You’re telling their story, but you’re telling it from your perspective, with your world view, and what you are assuming about them, both ridiculous, absurd and quite possibly true.
It’s just like casting. This is a starting point.
When you cast Johnny Depp in your book, you’re not actually casting Johnny Depp, nor are you casting Johnny Depp in Pirates of the Caribbean.
That’s a starting point. It gives you physical characteristics, maybe a couple of verbal tics or physical quirks that you can work with to write that story.
But it’s only a starting point.
Your character should evolve from that basic template that you started with. You can write a back story for your characters that you can really understand the situations that they’re in.
So, just like you do for casting, if you cast Johnny Depp in your book, then you give him a whole back story that makes him very different from Johnny Depp. Or very different from any character that Johnny Depp’s ever played.
So, do the same thing for your couple in the coffee shop.
They ordered their pumpkin latte. They get in a little fight. What were they talking about in the car on the way over? What were they talking about last week? Do they have kids in school? Do they have kids who have gone off to college? Is there something odd about the way that they’re approaching life? Do they have the same things that they have conflict about over and over and over again?
Write that back story after you observe them and then just write with abandon.
Because these people are never going to read it, and even if they do, they’ll have no idea it was even about them.
That’s a really cool idea where you can take something in real life and give it rich history and have something that you didn’t have before. Maybe it could even turn into something really big.
I don’t know if you know this, but there’s a short story that I wrote based on a kernel of an idea and it was called Respero Dinner and it was one of the first three that I ever wrote for Dark Crossings.
Dave wrote three, I wrote three and one of mine was Respero Dinner. And it was this story about this couple and one of the guys was dying (spoiler!).
It took place in the future and they were one of those things where the world was really rich and established, even though no one really talked much about it.
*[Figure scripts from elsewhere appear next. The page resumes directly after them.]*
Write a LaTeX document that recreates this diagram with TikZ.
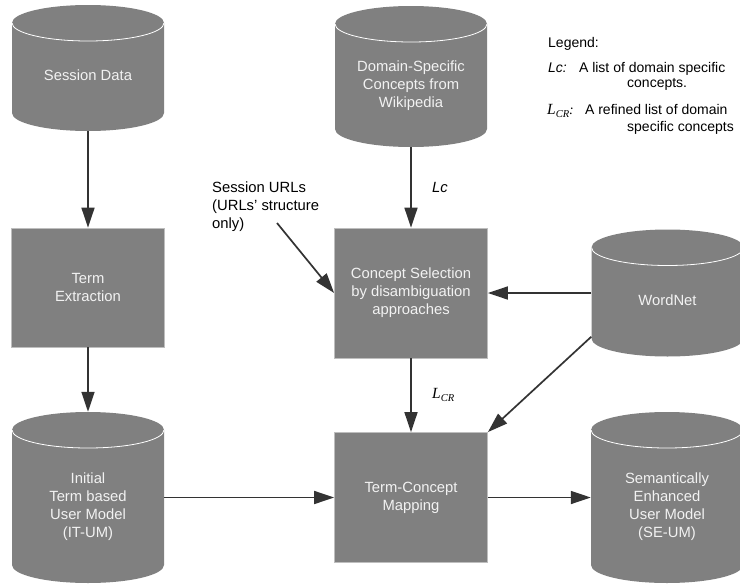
\documentclass[tikz,border=0pt]{standalone}
\usepackage{fontspec}
\setmainfont{Liberation Sans}
\newfontfamily\tnr{Liberation Serif}
\usepackage{tikz}
\usetikzlibrary{arrows.meta,positioning}
\definecolor{mygray}{RGB}{128,128,128}
\definecolor{mylight}{RGB}{242,242,242}
\definecolor{myedge}{RGB}{190,190,190}
\definecolor{myarrow}{RGB}{51,51,51}
\newcommand{\dbtext}[1]{\raisebox{-9pt}[\height][\depth]{\begin{tabular}{@{}c@{}}#1\end{tabular}}}
\newcommand{\LCR}{{\tnr\itshape\fontsize{15.5}{16}\selectfont L\raisebox{-3pt}{\fontsize{10.5}{11}\selectfont CR}}}

\begin{document}
\begin{tikzpicture}[x=1pt, y=-1pt,
  every node/.style={font=\fontsize{14.8}{18}\selectfont},
  db/.style={minimum width=152pt, inner sep=0pt, text=mylight,
    path picture={
      \fill[mygray] ([yshift=-18pt]path picture bounding box.north west)
        arc[start angle=180, end angle=0, x radius=76pt, y radius=18pt]
        -- ([yshift=18pt]path picture bounding box.south east)
        arc[start angle=0, end angle=-180, x radius=76pt, y radius=18pt] -- cycle;
      \draw[white, line width=0.8pt] ([yshift=-18pt]path picture bounding box.north west)
        arc[start angle=180, end angle=360, x radius=76pt, y radius=18pt];
    }},
  proc/.style={fill=mygray, draw=myedge, line width=0.8pt, minimum width=153pt, text=mylight, align=center},
  flow/.style={draw=myarrow, line width=1.7pt, -{Triangle[length=20pt, width=13pt]}},
  legend/.style={anchor=base west, inner sep=0pt, font=\fontsize{14}{17}\selectfont}]
        \useasboundingbox[fill=white] (0,0) rectangle (740,584);
        \node[db, minimum height=126pt] (SD) at (88,68) {\dbtext{Session Data}};
        \node[proc, minimum height=119pt] (TE) [below of=SD, node distance=219.5pt] {Term\\Extraction};
        \node[db, minimum height=171pt] (IT) [below of=TE, node distance=210pt] {\dbtext{Initial\\Term based\\User Model\\(IT-UM)}};
        \node[db, minimum height=141pt] (DC) at (411,76.5) {\dbtext{Domain-Specific\\Concepts from\\Wikipedia}};
        \node[proc, minimum height=130pt] (CS) [below of=DC, node distance=216.5pt] {Concept Selection\\by disambiguation\\approaches};
        \node[proc, minimum height=130pt] (TC) [right of=IT, node distance=323pt] {Term-Concept\\Mapping};
        \node[db, minimum height=127pt] (WN) [right of=CS, node distance=256.5pt] {\dbtext{WordNet}};
        \node[db, minimum height=171pt] (SE) [right of=TC, node distance=256pt] {\dbtext{Semantically\\Enhanced\\User Model\\(SE-UM)}};
        \node[anchor=north west, align=left, inner sep=0pt] (UR) at (212,182) {Session URLs\\(URLs' structure\\only)};
        \coordinate (URe) at (277,223);
        \node[legend] (LG) at (548,47) {Legend:};
        \node[legend] (L1) at (548,72) {\textit{Lc:}\hspace{7pt} A list of domain specific};
        \node[legend] (L1b) at (627,87) {concepts.};
        \node[legend] (L2) at (547,114) {\LCR{\tnr\itshape:}\hspace{6pt} A refined list of domain};
        \node[legend] (L2b) at (627,131) {specific concepts};
        \draw[flow] (SD) -- (TE);
        \draw[flow] (TE) -- (IT);
        \draw[flow] (DC) -- node[right=17pt] {\textit{Lc}} (CS);
        \draw[flow] (URe) -- (CS.west);
        \draw[flow] (WN.west) -- (CS.east |- WN.west);
        \draw[flow] (CS) -- node[right=17pt] {\LCR} (TC);
        \draw[flow] ([yshift=20pt]WN.south west) -- (TC.north east);
        \draw[flow] (IT) -- (TC);
        \draw[flow] (TC) -- (SE);
  \end{tikzpicture}
\end{document}
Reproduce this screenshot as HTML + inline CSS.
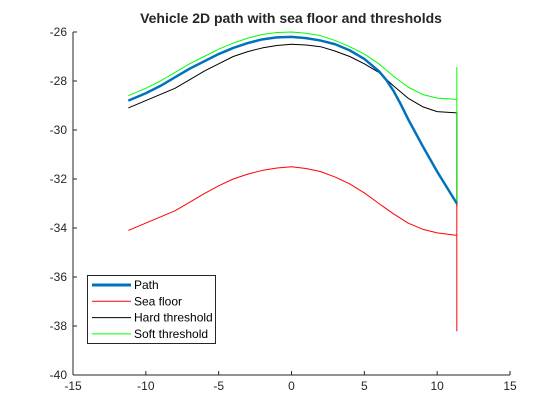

There was an Enterprise and a Directorate, and something they referred to called The Beam.
Anyway, that short story ended up birthing the very biggest story world that we have.
So, you never know where short stories are going to take you.
I had a short story idea based on this exact exercise that I’m talking about now where a couple would be at a party and they would just be really getting along and loving each other, life of the party, the type of couple that everybody wants to talk to, or wants to be.
They’re just getting along famously the whole time and then they get home and you realize they just fucking hate each other. They just totally, totally, totally loathe one another.
But that’s just the costume they wear when they go out. It’s what people expect of them. I thought that would be a great story to write.
And this whole thing, it’s a great exercise. It teaches you to observe and then extrapolate.
There’s a tremendous amount of value in learning to do that and do it well.
Best of luck in getting your little short story done and observing and articulating, and I hope it’s awesome.